No one knows whether the top Italian hoodlums like Capone, Luciano and Costello took over the Mafia, or whether the Mafia took them over. That is an academic conjecture, as they are now one and the same thing, with the worldwide facilities of the Unione Siciliano the nucleus on which all organized vice, crime and corruption, not only in the United States but all over the world, has been built.
In Chicago Confidential, we stated in passing that since the exile of Luciano in Italy the American “president” or executive head of the Unione Siciliano is Frank Costello, and the vice-president is Capone’s cousin, Charles Fischetti, in Chicago.
The worldwide Mafia is composed of a supreme head in Palermo, Sicily, a Grand Council consisting of high-ranking executives, subordinate officers, and a global membership.
Luciano, following his deportation in 1947, has been installed as the Supreme Head of the International Mafia. Members are divided into two distinct groups, inner circle and outer circle. The latter includes members of ordinary rank and standards. The former consists of those who command wealth, influence or proven underworld power. Membership in this group is kept at a minimum, since it derives a major portion of all proceeds from its general diverse illegal enterprises.
Members of the elite few are almost invariably, through ancestry or direct birth, from Palermo and its adjoining areas. A very few non-Italians have been taken into the ruling circle. According to the U.S. Bureau of Narcotics, American members of the Mafia are necessarily members of the over-all group, which therefore has continued to include former American gangsters who left the U.S. by deportation or voluntary flight. Prominently mentioned among these are John Schillochi (International List 298); Dominic Petrelli (International List 259); and Nicola Gentile (International List 133), all of whom were in Italy when last heard of, though informants tell us they have since been seen around New York again.
Other important members of the Mafia, such as Francisco Paolo Coppola and Sylvestro Carrolla, found their way to Mexico, where they took over the local Mafia.
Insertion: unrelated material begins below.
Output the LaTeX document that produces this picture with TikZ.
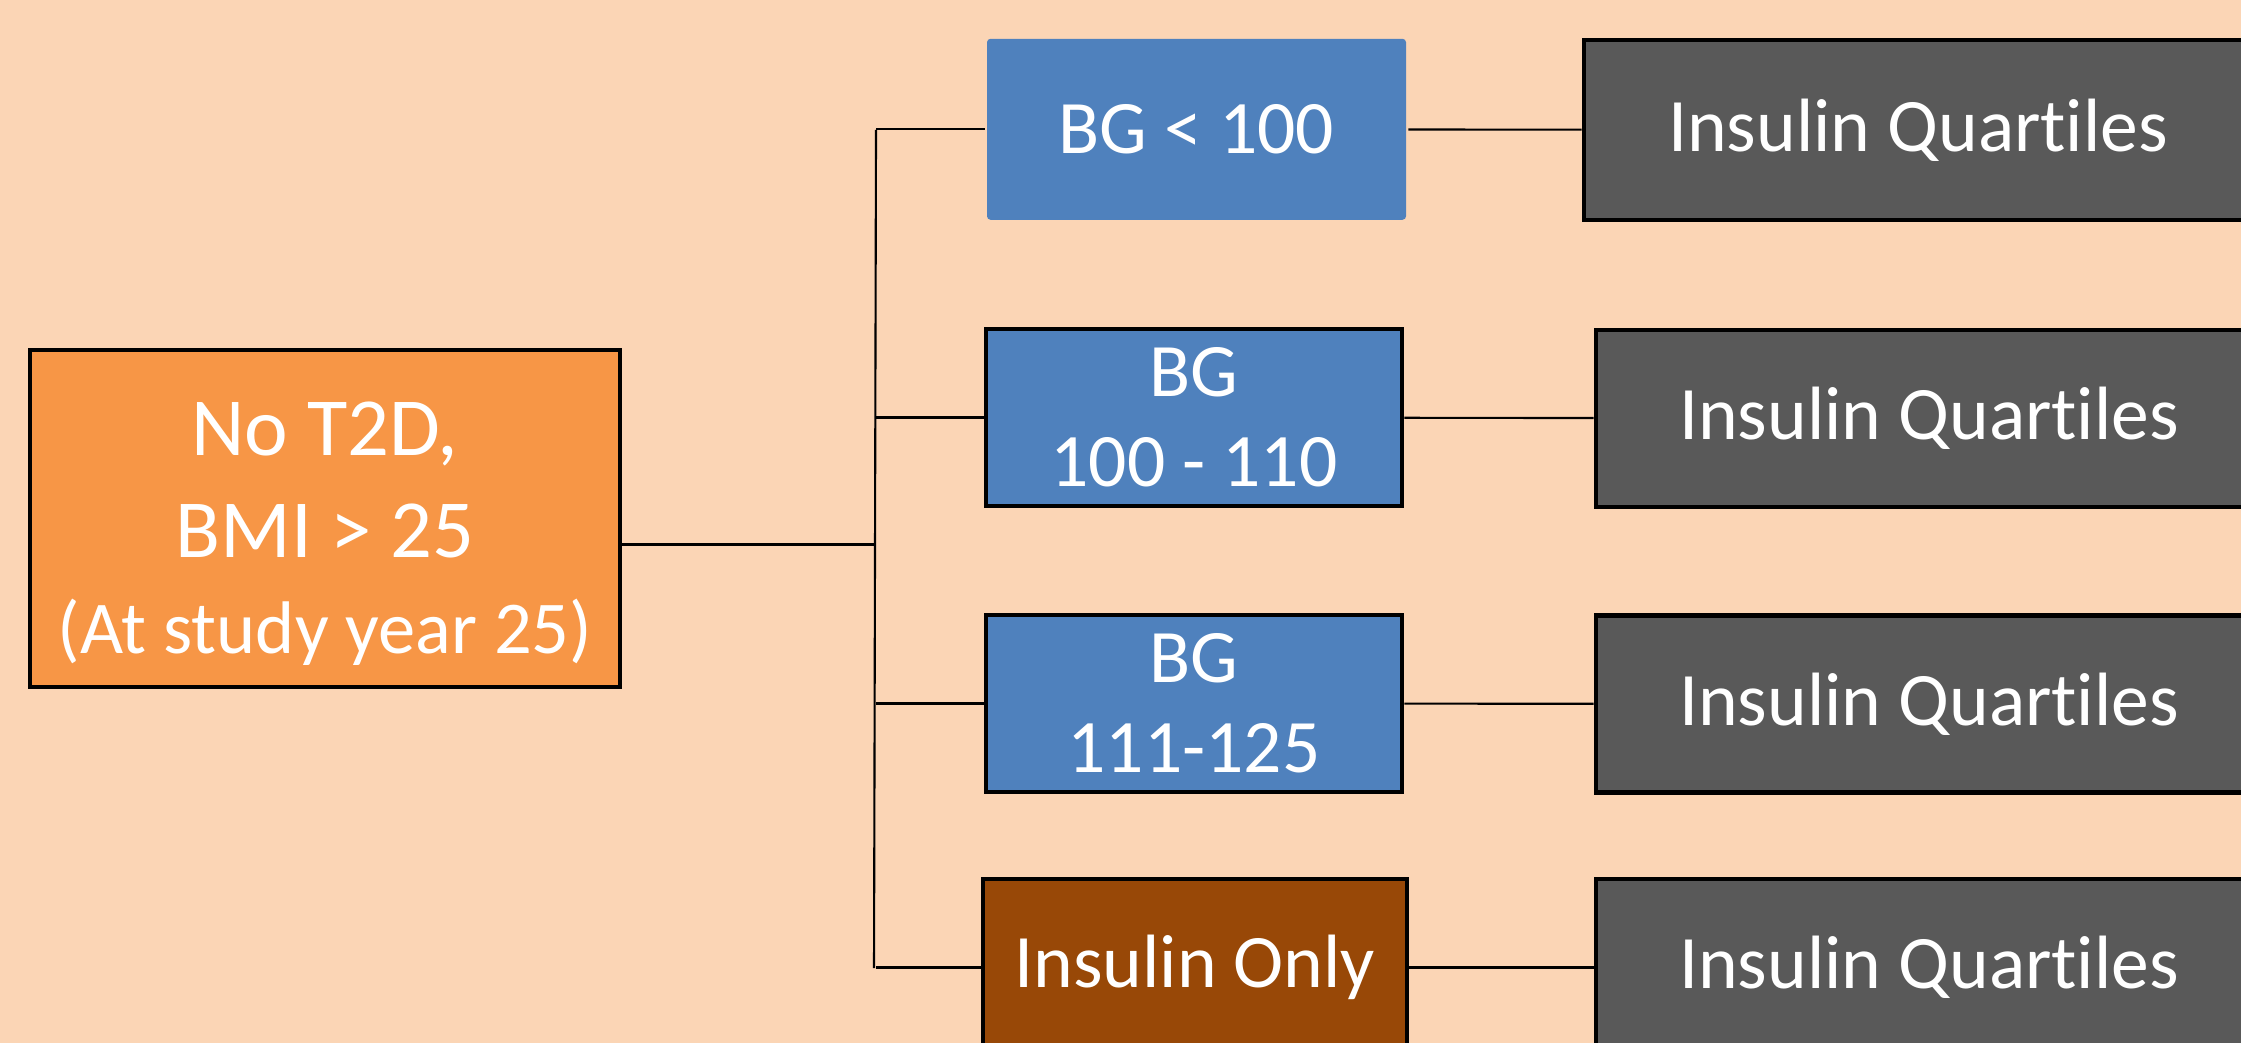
\documentclass[tikz,border=0pt]{standalone}
\usepackage{fontspec}
\setmainfont{Carlito}[Ligatures=NoCommon]
\usetikzlibrary{positioning}
\definecolor{peach}{HTML}{FBD5B5}
\definecolor{orangebox}{HTML}{F79646}
\definecolor{bluebox}{HTML}{4F81BD}
\definecolor{greybox}{HTML}{595959}
\definecolor{brownbox}{HTML}{984807}
\tikzset{
 box/.style={draw=black,line width=1.3pt,text=white,align=center,inner sep=0pt,
  minimum height=1.77cm,font=\fontsize{21.5}{25.6}\selectfont},
 bg/.style={box,fill=bluebox,minimum width=4.16cm},
 quart/.style={box,fill=greybox,minimum width=6.66cm},
 link/.style={line width=0.6pt}
}
\begin{document}
\begin{tikzpicture}
\fill[peach] (0,0) rectangle (22.41,-10.43);
\clip (0,0) rectangle (22.41,-10.43);

\node[box,fill=orangebox,minimum width=5.9cm,minimum height=3.37cm,
 font=\fontsize{23.5}{29}\selectfont] (start) at (3.25,-5.185)
 {\rule{0pt}{0.84cm}No T2D,\\BMI > 25\\[-1.5pt]{\fontsize{21.2}{26}\selectfont(At study year 25)}};

\node[bg,draw=none,rounded corners=1pt,minimum width=4.19cm,minimum height=1.81cm] (bgA) at (11.965,-1.293) {BG < 100};
\node[bg] (bgB) at (11.94,-4.175) {BG\\100 - 110};
\node[bg] (bgC) at (11.94,-7.035) {BG\\111-125};
\node[box,fill=brownbox,minimum width=4.24cm] (only) at (11.95,-9.675) {Insulin Only};

\node[quart,minimum width=6.68cm,minimum height=1.8cm] (qA) at (19.18,-1.30) {Insulin Quartiles};
\foreach \n/\y in {B/-4.185,C/-7.04,D/-9.675}
\node[quart] (q\n) at (19.29,\y) {Insulin Quartiles};

\coordinate (top) at (8.76,-1.30);
\coordinate (bot) at (8.74,-9.68);
\coordinate (joint) at ([yshift=-2.6mm]start.east);
\draw[link] (top) -- (bot);
\draw[link] (joint) -- (joint -| top);
\foreach \b in {bgA,bgB,bgC,only}
\draw[link] (\b.west) -- (\b.west -| top);
\foreach \a/\b in {bgA/qA,bgB/qB,bgC/qC,only/qD}
\draw[link] (\a) -- (\b);
\end{tikzpicture}
\end{document}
Other lesser figures represent the fearsome fraternity in Canada, Argentina, Brazil, France, and England.
The Bureau of Narcotics has compiled what is believed to be the only master list of the inner circle of the Mafia. It is based on documentary evidence in the form of address books, papers, interstate telephone calls, police records, screened informants, etc. During the recent Kefauver Committee hearings, Commissioner Anslinger supplied the document under oath to the committee. Extracts from this list are printed in the back of the book.
Even before the Mafia had organized the entire American underworld, it had strong communication lines into Washington. These were first built up during Prohibition, when the boys passed money back to the capital for their own protection. They also made liberal contributions to the campaign funds of dry Congressmen, without whose votes, for whatever cause, the racket was worthless. During the insane days of Prohibition, the underworld began the process of undermining the honesty and probity of federal officials, which has since been carried to an extreme.
Until the 18th Amendment, law-breakers feared Uncle Whiskers. There were few federal criminal laws. Most criminals didn’t want to tangle with Washington. Only nuts got themselves mixed up with the postal inspectors or the Secret Service. After the wholesale bribery and corruption of the 1920s, all respect for national law enforcement had gone into the ashcan.
Now, due largely to the example of the F.B.I., the Bureau of Narcotics and the Treasury Intelligence, the public’s faith in federal law-enforcement and investigative agencies has been revived, but the prosecuting and judicial ends have never come back. Most felons would rather be arrested by federal than state or city cops, because they know they can make a better deal with the prosecutors, and if everything fails, federal sentences are light and the prisons are soft.